Reproduce only the lines from the one containing "Generate a Python" through the one containing "import plotly.graph_objects as go", exactly as written and with both ends included.

Extracted material
%%
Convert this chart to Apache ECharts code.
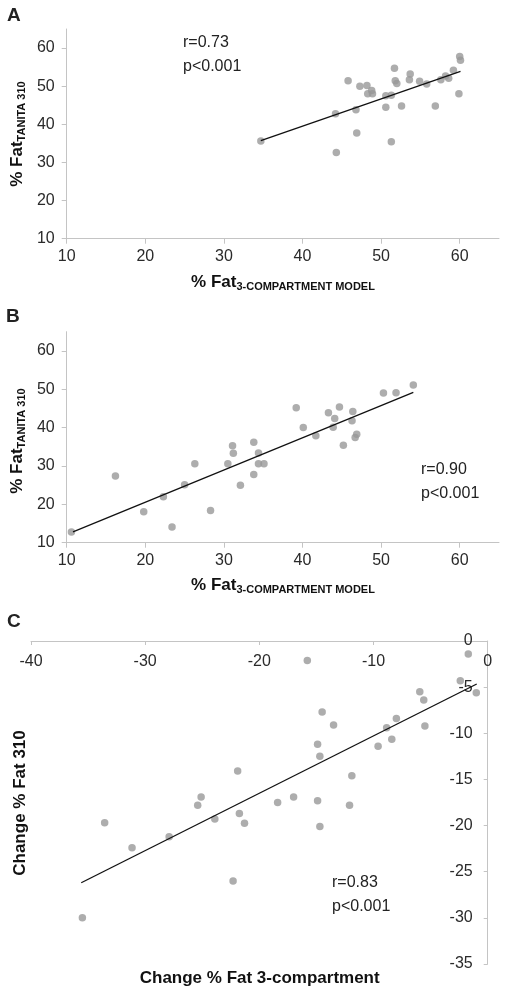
%%
%%
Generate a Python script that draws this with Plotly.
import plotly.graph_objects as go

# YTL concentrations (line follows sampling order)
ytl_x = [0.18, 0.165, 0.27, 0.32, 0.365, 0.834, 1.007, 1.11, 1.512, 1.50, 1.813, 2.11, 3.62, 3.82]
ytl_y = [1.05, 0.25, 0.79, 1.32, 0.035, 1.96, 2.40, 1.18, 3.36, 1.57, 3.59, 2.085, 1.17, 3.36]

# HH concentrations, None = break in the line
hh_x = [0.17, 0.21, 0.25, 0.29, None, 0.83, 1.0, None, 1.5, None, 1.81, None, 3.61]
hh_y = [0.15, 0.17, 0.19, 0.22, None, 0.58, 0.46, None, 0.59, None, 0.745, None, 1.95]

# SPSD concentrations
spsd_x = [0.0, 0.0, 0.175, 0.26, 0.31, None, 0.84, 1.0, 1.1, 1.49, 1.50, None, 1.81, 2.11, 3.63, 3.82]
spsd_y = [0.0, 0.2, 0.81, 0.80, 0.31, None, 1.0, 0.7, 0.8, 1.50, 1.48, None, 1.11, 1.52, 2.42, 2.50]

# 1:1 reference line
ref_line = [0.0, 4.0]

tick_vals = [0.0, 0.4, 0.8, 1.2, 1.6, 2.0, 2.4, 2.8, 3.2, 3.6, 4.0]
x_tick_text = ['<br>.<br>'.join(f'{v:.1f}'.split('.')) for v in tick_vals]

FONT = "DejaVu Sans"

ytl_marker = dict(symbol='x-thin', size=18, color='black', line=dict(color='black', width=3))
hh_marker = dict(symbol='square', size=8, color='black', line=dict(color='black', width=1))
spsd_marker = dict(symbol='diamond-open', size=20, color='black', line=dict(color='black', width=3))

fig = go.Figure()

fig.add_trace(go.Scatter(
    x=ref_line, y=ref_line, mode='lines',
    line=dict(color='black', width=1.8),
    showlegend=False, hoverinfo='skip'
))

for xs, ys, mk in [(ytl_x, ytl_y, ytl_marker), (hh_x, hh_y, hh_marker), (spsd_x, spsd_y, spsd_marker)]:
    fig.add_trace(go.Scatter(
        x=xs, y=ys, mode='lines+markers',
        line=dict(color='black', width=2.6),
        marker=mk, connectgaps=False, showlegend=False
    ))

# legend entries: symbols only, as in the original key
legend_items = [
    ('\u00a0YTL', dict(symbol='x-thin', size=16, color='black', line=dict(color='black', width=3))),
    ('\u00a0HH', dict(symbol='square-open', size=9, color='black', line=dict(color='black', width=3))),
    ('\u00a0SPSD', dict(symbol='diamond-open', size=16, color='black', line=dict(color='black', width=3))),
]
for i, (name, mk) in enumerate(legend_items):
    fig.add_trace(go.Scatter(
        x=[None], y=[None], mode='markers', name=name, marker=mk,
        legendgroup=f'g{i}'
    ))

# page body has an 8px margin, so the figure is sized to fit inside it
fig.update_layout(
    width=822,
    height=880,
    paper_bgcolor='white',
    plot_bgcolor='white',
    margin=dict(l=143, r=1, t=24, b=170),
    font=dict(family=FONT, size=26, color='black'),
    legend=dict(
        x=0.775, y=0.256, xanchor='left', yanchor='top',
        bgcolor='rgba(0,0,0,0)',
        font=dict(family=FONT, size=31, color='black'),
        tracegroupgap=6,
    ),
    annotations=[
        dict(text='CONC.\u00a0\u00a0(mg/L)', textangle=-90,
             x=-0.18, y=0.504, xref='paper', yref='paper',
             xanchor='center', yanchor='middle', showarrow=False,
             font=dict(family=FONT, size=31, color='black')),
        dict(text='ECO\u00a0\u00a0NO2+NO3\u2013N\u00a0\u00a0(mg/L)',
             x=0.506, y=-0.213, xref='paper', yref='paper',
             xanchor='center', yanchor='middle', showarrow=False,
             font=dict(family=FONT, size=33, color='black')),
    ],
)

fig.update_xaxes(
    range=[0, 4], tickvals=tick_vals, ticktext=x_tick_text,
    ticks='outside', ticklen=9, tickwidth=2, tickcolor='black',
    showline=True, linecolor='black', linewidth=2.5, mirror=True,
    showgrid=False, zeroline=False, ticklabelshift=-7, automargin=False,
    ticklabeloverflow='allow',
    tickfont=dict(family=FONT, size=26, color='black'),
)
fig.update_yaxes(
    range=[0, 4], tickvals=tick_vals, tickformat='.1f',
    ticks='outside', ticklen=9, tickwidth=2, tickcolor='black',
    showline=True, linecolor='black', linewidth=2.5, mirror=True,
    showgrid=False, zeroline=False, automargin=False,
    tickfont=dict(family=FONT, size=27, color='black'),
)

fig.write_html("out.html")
%%
Exercise result
Generate a Python script that draws this with Plotly.
import plotly.graph_objects as go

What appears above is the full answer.